GTAIV was largely regarded as a failure for a variety of reasons, but the biggest, I think, was that it sort of failed as an sandbox game. Liberty City was beautifully rendered, the Euphoria-driven pedestrians would jump and run and bounce away from your car in ways you hadn’t seen in any other game, and every car, trashcan, lightpost, and dumpster had full Havok physics applied.
Unfortunately, until you’re actually in a mission or engaged in some activity, this virtual cityscape is nothing but a cumbersome GUI. The city is large and impressive, but hollow without context. Short of idiotic rampages, there simply isn’t anything to do when you boot up the game but drive to your next mission, date, or minigame.
Compare this to inFamous, where just the simple act of walking from you home to the next mission is itself an adventure. Enemies will snipe at you from rooftops - you could dodge them and keep running, or shoot them them down for experience points. There are plenty of blast shards to collect - you’re often no more than a building’s length away from one. Dead drops are more rare, but provide the game’s backstory. Citizens will run up to you, begging you to heal a fallen friend or stop some robbers. Optional side-missions will pop up on your radar only as you near them, so they’re always unplanned adventures. Televisions will occasionally update you on additional backstory as you explore the city, and you can always pause at any time to upgrade your powers. There’s all of this to do before even adding in the proper context of a mission and story mode.
Even earlier GTA games had hidden packages that netted the player the reward of a weapon at his base free of charge, weapons, health kits, and armor in totally unrealistic locations that nevertheless encouraged exploration, and rampage missions that gave the player short bursts of carnage.
In Grand Theft Auto IV if you want action you need to drive to a story mission.

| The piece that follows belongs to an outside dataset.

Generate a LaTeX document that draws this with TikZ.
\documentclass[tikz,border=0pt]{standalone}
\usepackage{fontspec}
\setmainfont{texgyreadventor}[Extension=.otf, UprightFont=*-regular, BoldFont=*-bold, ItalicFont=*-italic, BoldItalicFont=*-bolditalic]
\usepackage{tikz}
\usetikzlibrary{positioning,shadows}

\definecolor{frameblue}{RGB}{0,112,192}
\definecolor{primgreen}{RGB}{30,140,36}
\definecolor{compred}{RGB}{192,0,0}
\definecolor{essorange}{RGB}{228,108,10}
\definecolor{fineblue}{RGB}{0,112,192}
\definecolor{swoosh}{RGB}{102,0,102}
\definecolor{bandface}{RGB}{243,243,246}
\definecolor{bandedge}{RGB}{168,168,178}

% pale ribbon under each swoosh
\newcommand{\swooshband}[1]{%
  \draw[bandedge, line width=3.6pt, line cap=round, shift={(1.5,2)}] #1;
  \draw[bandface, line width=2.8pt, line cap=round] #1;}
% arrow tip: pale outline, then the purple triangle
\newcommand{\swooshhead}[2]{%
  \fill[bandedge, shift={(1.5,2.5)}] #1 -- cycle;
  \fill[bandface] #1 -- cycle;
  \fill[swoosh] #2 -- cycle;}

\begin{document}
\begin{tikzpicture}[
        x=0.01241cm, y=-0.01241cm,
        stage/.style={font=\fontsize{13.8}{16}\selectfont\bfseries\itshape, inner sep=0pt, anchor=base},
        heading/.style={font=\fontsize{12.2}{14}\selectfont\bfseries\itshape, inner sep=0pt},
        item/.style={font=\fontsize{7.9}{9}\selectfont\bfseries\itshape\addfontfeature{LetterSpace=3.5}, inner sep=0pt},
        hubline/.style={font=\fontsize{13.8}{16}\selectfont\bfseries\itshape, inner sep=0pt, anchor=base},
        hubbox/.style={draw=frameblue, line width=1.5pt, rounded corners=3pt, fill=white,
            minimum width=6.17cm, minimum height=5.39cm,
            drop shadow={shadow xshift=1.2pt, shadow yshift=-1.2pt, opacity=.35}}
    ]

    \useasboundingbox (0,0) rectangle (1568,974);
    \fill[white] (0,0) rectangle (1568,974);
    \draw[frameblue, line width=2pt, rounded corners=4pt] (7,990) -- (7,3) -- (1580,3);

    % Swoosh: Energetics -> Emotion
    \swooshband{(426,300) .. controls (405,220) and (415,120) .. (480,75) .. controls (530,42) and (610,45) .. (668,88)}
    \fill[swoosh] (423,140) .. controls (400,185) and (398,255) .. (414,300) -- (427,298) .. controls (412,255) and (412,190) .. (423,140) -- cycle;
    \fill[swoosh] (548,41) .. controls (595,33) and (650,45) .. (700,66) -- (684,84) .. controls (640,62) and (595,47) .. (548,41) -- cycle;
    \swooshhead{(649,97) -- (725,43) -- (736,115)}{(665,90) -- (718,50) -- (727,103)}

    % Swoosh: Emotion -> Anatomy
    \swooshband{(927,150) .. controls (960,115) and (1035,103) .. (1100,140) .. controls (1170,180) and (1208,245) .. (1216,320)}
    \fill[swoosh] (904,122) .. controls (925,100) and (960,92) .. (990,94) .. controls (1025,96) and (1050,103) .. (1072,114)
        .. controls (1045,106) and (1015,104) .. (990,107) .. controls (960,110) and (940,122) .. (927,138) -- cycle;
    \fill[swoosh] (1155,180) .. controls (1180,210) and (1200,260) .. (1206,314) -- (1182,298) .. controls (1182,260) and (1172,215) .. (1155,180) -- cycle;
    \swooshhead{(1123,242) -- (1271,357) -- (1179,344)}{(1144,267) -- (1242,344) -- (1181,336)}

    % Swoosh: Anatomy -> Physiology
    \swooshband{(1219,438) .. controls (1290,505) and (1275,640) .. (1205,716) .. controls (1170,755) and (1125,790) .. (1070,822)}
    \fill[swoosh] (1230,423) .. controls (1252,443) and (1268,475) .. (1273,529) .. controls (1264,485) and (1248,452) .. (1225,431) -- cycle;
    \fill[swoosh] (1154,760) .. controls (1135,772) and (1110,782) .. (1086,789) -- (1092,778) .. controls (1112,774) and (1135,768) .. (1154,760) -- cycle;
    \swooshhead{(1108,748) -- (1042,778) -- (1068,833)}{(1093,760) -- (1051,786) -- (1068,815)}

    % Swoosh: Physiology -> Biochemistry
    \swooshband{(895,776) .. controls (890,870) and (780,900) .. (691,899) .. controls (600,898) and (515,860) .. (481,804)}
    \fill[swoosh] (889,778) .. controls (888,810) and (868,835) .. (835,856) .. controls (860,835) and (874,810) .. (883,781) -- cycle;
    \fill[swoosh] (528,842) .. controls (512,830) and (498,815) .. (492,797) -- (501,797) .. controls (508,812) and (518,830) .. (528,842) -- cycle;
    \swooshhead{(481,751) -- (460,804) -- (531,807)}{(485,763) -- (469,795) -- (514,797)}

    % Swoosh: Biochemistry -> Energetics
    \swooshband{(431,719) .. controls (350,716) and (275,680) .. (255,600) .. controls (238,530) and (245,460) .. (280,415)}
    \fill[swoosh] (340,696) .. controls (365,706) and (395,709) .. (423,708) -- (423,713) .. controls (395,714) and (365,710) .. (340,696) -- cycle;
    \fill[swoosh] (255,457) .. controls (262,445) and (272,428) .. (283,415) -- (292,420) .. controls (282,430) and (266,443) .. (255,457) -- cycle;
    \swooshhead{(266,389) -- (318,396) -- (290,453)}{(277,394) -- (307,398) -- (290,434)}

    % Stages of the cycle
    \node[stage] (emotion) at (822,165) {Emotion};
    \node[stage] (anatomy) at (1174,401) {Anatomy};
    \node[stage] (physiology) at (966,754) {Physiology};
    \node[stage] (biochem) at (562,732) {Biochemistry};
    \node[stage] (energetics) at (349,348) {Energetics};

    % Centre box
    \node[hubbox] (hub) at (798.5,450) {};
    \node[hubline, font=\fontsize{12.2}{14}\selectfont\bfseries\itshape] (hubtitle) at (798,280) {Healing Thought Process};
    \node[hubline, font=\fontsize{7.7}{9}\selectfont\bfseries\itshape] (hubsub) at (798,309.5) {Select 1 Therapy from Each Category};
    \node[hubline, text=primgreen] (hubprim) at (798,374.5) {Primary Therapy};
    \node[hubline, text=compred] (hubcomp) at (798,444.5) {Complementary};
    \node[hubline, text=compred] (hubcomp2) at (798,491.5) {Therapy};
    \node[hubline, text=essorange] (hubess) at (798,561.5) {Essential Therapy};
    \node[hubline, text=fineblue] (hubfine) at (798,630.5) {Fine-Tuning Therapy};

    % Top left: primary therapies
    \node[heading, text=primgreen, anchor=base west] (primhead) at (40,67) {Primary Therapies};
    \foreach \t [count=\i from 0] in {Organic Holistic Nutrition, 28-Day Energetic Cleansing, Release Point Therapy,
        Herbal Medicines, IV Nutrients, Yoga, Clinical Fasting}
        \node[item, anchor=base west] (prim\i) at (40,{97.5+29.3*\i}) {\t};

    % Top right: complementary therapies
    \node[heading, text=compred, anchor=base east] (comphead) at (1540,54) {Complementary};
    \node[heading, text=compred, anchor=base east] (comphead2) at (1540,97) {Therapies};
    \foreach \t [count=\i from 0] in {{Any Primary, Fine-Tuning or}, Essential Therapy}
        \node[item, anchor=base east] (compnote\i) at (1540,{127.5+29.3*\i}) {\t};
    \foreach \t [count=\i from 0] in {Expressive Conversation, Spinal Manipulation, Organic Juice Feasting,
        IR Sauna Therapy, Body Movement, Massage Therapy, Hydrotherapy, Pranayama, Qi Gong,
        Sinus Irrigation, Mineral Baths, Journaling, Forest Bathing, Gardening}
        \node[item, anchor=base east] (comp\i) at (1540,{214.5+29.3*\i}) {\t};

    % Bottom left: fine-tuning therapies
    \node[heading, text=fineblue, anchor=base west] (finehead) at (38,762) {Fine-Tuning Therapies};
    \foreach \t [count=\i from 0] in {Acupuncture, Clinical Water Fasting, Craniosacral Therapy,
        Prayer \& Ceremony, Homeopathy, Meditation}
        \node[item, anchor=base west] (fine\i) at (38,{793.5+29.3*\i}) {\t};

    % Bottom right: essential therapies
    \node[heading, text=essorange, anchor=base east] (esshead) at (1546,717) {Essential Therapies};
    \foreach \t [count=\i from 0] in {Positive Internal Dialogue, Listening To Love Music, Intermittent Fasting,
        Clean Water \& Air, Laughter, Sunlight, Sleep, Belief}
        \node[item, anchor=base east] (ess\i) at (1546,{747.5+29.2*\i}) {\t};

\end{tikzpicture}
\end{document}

If you want to race you need to drive to a race start point. If you want to go on a date you need to drive to your love interest’s house. It’s all very modal. The game isn’t at all times an action, racing, social sim. It’s either an action game, a racer, or a social sim. The gameplay doesn’t ebb and flow around you, you have to initiate it; you have to give your play context by choosing what missions to accept.
But the whole point of the open world paradigm isn’t to provide players three different gameplay styles to drive to. The idea is to have a lot of intersecting mechanics that can end up letting the player sculpt his play style as he makes his way through the city. Exploration can turn into shooting, shooting into escaping, escaping into collecting, and back to exploration. Good sandbox games do this well - Bethesda’s work with the Elder Scrolls and Fallout franchises, inFamous, and even Farcry 2.
If at any time while playing your open world game your player is treating the map you’ve spent so much money on as a GUI to get to a mission and not as a gamespace onto itself, something has gone awry.
3 Comments
Tim
September 21, 2011 at 1:22 PM
Very good point. I only played inFamous recently and I was briefly deterred by the last-gen graphics, but once I got past the slow start I readily sank many many hours into that game because of this very reason. There is ALWAYS shit to do, and I could spend hours deviating from story missions to raise the completion percentage of a district or just coast around the train track until my hands went numb from the vibration.
Noumenon
February 10, 2012 at 11:21 AM
This blog is as good as your videos so I’m going to be bookmarking, but I would like you to get rid of the “continue reading” links because every single one I clicked was already at the end of the post.
Chris
June 19, 2012 at 5:57 PM
Best line:
“If at any time while playing your open world game your player is treating the map you’ve spent so much money on as a GUI to get to a mission and not as a gamespace onto itself, something has gone awry.”
Also Just Cause 2 does this well, mostly the player is travelling (But it is fun) but that can easily escalate into raiding a base, escaping from police, hijacking planes, etc. It just feels really organic.